DHAKA, Jan 22 (Reuters) - Bangladesh has put on hold a decision to overturn a four-year old ban on rice exports until domestic prices of the staple come down, a senior food ministry official said on Monday.
Bangladesh, the world’s fourth-biggest rice producer with around 34 million tonnes annual yield, banned overseas shipments of some common varieties in May 2008 following a spike in domestic prices. It banned all exports a year later.
“The government will come to a decision on rice exports only after the market becomes stable,” the official said.
In August last year, the government extended the ban on the export of most varieties of rice until June.
However, the government is actively considering lifting the ban on common rice exports to support farmers as record crops and bulging domestic reserves pushed prices below production costs.

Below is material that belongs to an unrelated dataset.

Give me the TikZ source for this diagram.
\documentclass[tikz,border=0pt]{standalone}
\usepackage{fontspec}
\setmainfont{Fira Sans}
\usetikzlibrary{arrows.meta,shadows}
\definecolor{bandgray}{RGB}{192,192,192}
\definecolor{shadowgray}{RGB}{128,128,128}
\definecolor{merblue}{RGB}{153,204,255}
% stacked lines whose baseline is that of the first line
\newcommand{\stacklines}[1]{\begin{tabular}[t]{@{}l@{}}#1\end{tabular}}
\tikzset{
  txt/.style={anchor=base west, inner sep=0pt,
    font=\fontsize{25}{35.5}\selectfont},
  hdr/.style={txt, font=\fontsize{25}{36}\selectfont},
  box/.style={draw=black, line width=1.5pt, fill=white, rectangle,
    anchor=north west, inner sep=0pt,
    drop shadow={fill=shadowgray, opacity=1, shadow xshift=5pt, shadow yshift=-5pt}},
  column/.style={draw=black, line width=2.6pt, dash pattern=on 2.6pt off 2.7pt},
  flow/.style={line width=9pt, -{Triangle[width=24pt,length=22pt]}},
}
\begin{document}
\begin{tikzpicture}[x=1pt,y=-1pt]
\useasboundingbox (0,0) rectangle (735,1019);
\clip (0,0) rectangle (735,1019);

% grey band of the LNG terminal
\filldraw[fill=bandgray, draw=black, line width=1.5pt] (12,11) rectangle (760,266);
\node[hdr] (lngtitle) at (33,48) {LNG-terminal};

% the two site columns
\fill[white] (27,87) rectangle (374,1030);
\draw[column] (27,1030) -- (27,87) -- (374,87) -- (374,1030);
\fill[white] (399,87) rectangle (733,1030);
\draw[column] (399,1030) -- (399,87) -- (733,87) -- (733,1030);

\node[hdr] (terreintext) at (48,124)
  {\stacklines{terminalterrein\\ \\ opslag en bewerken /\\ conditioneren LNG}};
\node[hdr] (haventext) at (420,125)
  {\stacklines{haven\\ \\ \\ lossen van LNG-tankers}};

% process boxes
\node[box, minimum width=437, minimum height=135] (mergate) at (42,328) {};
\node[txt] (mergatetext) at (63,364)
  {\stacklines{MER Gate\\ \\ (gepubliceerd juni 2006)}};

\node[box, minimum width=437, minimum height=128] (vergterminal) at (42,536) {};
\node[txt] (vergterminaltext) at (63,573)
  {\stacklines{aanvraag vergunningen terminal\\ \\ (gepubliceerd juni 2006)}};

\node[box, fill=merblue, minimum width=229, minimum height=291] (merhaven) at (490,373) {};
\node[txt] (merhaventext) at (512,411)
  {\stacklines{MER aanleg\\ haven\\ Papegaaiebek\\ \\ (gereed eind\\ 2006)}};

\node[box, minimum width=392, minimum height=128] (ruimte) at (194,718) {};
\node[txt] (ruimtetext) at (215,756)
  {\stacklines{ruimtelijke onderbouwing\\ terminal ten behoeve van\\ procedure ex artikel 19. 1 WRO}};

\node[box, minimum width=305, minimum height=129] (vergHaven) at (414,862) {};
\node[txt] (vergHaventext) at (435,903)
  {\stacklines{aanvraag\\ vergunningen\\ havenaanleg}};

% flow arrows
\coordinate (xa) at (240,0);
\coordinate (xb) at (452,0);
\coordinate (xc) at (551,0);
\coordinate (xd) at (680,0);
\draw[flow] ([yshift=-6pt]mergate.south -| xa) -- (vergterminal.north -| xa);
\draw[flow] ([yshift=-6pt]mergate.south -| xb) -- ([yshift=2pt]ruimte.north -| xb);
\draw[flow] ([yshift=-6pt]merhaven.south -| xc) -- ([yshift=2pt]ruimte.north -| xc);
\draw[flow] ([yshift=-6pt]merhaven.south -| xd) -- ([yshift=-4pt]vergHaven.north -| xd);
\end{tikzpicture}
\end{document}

But a sudden rise in rice prices over the past few weeks, which market insiders blamed on hoarding by millers and traders, forced authorities to shelve the plan for the time being.
The official at the ministry said they were also checking whether any traders were trying to flout the ban and sell common rice varieties overseas, mainly to neighbouring India where rice prices are higher.
In April last year, Bangladesh ended a ban on aromatic rice exports.
Rice prices are a politically sensitive issue, given that a third of Bangladesh’s population live on less than $2 a day.
Bangladesh produces enough rice to feed its 160 million people but often requires imports to cope with shortages caused by calamities such as floods and droughts.
In 2011, Bangladesh was the world’s fourth-largest importer of rice with volumes of 1.48 million tonnes, according to the U.S. Department of Agriculture, as dwindling stocks and rising prices led the government to import.
It did not import rice last year and is not expected to in 2013.